##### MATERIAL PROVIDED

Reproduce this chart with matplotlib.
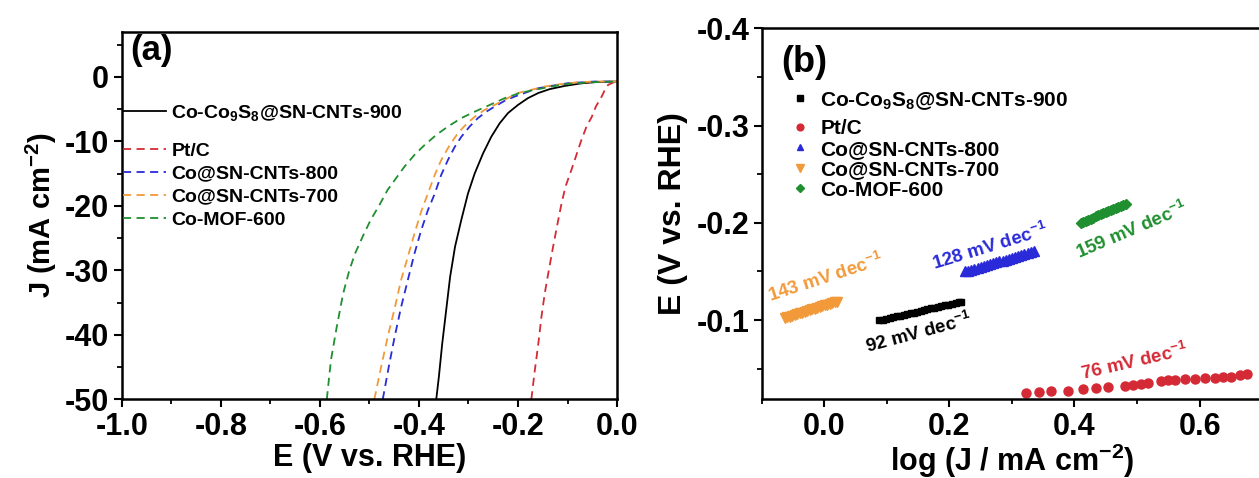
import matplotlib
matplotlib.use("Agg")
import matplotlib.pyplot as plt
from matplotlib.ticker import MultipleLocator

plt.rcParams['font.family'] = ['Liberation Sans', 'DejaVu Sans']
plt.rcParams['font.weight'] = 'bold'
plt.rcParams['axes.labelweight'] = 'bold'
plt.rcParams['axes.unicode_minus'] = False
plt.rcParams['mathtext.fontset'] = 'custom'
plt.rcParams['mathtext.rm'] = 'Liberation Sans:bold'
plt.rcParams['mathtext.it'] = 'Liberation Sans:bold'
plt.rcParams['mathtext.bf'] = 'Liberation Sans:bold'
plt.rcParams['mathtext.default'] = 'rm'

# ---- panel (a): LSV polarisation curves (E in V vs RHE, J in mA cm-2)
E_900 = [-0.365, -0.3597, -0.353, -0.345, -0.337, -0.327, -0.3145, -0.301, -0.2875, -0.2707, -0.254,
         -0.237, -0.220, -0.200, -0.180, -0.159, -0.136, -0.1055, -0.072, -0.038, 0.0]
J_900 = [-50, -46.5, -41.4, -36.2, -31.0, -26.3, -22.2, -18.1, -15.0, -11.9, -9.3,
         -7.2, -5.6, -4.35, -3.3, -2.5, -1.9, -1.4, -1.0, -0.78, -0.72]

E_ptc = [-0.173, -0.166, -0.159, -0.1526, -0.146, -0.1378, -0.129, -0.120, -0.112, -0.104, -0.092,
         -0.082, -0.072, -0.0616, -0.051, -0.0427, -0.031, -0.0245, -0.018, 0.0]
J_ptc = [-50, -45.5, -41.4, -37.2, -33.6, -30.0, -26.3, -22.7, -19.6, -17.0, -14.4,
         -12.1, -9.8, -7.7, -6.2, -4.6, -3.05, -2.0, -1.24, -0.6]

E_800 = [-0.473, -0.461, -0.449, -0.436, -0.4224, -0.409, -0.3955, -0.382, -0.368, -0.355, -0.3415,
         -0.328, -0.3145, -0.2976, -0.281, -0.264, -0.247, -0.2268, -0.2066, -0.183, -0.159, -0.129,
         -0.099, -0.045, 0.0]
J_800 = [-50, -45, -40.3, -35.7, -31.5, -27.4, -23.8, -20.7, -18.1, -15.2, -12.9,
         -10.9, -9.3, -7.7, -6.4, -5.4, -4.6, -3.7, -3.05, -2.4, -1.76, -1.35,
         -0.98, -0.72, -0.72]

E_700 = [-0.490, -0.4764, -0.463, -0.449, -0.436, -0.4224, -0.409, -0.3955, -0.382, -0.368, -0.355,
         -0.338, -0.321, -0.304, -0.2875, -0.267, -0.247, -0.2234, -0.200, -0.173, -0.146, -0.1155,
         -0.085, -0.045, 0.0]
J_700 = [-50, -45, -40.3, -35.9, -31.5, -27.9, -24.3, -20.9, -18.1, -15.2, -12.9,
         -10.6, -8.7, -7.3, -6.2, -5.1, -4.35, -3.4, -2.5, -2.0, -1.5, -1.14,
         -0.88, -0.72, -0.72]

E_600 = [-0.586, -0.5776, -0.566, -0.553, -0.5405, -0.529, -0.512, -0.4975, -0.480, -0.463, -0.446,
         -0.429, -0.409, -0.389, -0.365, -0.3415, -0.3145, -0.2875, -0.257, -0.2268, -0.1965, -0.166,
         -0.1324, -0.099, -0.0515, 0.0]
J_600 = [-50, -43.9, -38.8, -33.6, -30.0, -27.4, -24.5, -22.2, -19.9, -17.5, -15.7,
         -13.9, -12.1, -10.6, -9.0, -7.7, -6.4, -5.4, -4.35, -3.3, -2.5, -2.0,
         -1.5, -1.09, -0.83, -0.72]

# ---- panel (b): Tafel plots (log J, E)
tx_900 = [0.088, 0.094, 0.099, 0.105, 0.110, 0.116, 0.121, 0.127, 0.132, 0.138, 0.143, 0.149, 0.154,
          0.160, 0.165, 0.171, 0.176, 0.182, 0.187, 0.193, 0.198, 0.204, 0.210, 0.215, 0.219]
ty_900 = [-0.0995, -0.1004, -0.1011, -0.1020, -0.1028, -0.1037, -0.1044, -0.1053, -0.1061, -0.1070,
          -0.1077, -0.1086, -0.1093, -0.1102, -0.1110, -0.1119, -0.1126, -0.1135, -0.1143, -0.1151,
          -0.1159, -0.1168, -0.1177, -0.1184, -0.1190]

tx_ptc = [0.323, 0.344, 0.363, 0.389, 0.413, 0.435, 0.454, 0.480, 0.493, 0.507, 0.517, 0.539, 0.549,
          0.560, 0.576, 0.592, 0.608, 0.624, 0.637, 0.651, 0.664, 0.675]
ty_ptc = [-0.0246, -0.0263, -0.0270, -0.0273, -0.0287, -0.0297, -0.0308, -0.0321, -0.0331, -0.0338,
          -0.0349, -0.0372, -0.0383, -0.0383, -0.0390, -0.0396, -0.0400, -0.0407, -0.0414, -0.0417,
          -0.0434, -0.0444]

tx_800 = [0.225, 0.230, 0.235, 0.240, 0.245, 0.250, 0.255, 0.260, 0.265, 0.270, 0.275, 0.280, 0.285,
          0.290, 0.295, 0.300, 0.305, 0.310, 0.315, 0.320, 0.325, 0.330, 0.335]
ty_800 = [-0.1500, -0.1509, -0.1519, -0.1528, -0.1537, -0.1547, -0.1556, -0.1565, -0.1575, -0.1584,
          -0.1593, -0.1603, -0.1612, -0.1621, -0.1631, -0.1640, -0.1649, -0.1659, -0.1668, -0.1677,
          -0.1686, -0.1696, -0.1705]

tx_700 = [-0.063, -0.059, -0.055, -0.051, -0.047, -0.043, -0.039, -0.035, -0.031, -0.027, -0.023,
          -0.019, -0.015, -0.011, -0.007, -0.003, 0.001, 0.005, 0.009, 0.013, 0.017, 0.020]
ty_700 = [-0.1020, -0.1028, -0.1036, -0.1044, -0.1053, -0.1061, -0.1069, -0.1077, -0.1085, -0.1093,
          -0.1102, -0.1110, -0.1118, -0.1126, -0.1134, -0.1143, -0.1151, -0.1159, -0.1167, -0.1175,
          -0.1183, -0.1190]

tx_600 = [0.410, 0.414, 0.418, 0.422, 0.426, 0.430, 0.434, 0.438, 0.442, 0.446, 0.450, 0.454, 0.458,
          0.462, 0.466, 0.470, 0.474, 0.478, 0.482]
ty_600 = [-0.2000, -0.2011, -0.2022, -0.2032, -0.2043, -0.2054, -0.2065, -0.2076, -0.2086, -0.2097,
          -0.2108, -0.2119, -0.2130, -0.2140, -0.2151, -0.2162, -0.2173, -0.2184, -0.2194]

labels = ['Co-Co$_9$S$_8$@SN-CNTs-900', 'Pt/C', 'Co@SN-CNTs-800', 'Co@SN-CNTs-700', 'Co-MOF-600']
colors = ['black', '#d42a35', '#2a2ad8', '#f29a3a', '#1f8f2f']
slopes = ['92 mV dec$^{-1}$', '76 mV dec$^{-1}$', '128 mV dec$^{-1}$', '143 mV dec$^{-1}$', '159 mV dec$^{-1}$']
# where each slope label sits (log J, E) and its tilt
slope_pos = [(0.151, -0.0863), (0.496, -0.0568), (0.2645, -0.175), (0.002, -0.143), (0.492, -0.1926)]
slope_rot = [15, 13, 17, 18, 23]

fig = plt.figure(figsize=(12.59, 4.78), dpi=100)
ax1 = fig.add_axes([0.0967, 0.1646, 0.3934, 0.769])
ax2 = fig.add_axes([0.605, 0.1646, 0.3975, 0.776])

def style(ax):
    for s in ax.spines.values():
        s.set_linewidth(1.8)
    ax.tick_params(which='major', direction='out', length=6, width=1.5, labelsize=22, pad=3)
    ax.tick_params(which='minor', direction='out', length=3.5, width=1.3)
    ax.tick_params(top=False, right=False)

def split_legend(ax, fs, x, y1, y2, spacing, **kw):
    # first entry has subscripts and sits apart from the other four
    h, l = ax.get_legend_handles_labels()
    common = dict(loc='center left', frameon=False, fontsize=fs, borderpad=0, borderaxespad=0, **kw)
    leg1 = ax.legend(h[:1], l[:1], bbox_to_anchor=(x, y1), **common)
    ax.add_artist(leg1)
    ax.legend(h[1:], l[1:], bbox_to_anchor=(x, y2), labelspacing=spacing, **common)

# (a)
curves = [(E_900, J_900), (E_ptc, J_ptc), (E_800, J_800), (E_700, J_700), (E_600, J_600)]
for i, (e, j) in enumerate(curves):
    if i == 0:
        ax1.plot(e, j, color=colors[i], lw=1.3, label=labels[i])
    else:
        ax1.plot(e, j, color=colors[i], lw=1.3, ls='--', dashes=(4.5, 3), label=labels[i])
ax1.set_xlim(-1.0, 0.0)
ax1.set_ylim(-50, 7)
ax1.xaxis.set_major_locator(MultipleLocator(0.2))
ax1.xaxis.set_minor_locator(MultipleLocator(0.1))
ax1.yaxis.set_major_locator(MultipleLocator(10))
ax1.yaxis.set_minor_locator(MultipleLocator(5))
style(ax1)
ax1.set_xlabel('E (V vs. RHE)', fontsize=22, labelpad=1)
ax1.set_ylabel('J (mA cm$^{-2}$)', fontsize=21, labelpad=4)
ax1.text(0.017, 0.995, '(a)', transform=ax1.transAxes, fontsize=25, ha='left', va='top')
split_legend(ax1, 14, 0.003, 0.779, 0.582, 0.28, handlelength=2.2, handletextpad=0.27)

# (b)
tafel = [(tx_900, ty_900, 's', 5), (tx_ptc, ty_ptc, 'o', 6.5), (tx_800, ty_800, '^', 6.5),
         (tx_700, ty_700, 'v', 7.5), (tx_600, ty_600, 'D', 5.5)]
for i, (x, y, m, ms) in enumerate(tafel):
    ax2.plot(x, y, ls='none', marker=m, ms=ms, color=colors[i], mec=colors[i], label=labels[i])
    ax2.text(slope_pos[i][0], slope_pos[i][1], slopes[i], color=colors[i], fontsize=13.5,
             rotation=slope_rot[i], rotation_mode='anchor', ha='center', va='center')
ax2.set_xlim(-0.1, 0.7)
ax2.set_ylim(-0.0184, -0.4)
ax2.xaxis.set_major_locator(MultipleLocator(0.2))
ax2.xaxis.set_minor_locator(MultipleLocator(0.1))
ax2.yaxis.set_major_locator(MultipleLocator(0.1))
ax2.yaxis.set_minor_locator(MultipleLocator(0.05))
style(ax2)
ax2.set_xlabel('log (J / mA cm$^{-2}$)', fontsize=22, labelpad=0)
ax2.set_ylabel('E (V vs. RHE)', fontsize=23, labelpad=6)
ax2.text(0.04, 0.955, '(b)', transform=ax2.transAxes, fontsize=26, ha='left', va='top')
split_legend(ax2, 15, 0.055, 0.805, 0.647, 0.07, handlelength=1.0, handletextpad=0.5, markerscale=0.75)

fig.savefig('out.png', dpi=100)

##########

WHAT IS EXPECTED:
Write out an exact copy of the listing, first line through the line containing "-0.88, -0.72, -0.72]", with the pictures left out.

EXERCISE OUTPUT:
Reproduce this chart with matplotlib.
import matplotlib
matplotlib.use("Agg")
import matplotlib.pyplot as plt
from matplotlib.ticker import MultipleLocator

plt.rcParams['font.family'] = ['Liberation Sans', 'DejaVu Sans']
plt.rcParams['font.weight'] = 'bold'
plt.rcParams['axes.labelweight'] = 'bold'
plt.rcParams['axes.unicode_minus'] = False
plt.rcParams['mathtext.fontset'] = 'custom'
plt.rcParams['mathtext.rm'] = 'Liberation Sans:bold'
plt.rcParams['mathtext.it'] = 'Liberation Sans:bold'
plt.rcParams['mathtext.bf'] = 'Liberation Sans:bold'
plt.rcParams['mathtext.default'] = 'rm'

# ---- panel (a): LSV polarisation curves (E in V vs RHE, J in mA cm-2)
E_900 = [-0.365, -0.3597, -0.353, -0.345, -0.337, -0.327, -0.3145, -0.301, -0.2875, -0.2707, -0.254,
         -0.237, -0.220, -0.200, -0.180, -0.159, -0.136, -0.1055, -0.072, -0.038, 0.0]
J_900 = [-50, -46.5, -41.4, -36.2, -31.0, -26.3, -22.2, -18.1, -15.0, -11.9, -9.3,
         -7.2, -5.6, -4.35, -3.3, -2.5, -1.9, -1.4, -1.0, -0.78, -0.72]

E_ptc = [-0.173, -0.166, -0.159, -0.1526, -0.146, -0.1378, -0.129, -0.120, -0.112, -0.104, -0.092,
         -0.082, -0.072, -0.0616, -0.051, -0.0427, -0.031, -0.0245, -0.018, 0.0]
J_ptc = [-50, -45.5, -41.4, -37.2, -33.6, -30.0, -26.3, -22.7, -19.6, -17.0, -14.4,
         -12.1, -9.8, -7.7, -6.2, -4.6, -3.05, -2.0, -1.24, -0.6]

E_800 = [-0.473, -0.461, -0.449, -0.436, -0.4224, -0.409, -0.3955, -0.382, -0.368, -0.355, -0.3415,
         -0.328, -0.3145, -0.2976, -0.281, -0.264, -0.247, -0.2268, -0.2066, -0.183, -0.159, -0.129,
         -0.099, -0.045, 0.0]
J_800 = [-50, -45, -40.3, -35.7, -31.5, -27.4, -23.8, -20.7, -18.1, -15.2, -12.9,
         -10.9, -9.3, -7.7, -6.4, -5.4, -4.6, -3.7, -3.05, -2.4, -1.76, -1.35,
         -0.98, -0.72, -0.72]

E_700 = [-0.490, -0.4764, -0.463, -0.449, -0.436, -0.4224, -0.409, -0.3955, -0.382, -0.368, -0.355,
         -0.338, -0.321, -0.304, -0.2875, -0.267, -0.247, -0.2234, -0.200, -0.173, -0.146, -0.1155,
         -0.085, -0.045, 0.0]
J_700 = [-50, -45, -40.3, -35.9, -31.5, -27.9, -24.3, -20.9, -18.1, -15.2, -12.9,
         -10.6, -8.7, -7.3, -6.2, -5.1, -4.35, -3.4, -2.5, -2.0, -1.5, -1.14,
         -0.88, -0.72, -0.72]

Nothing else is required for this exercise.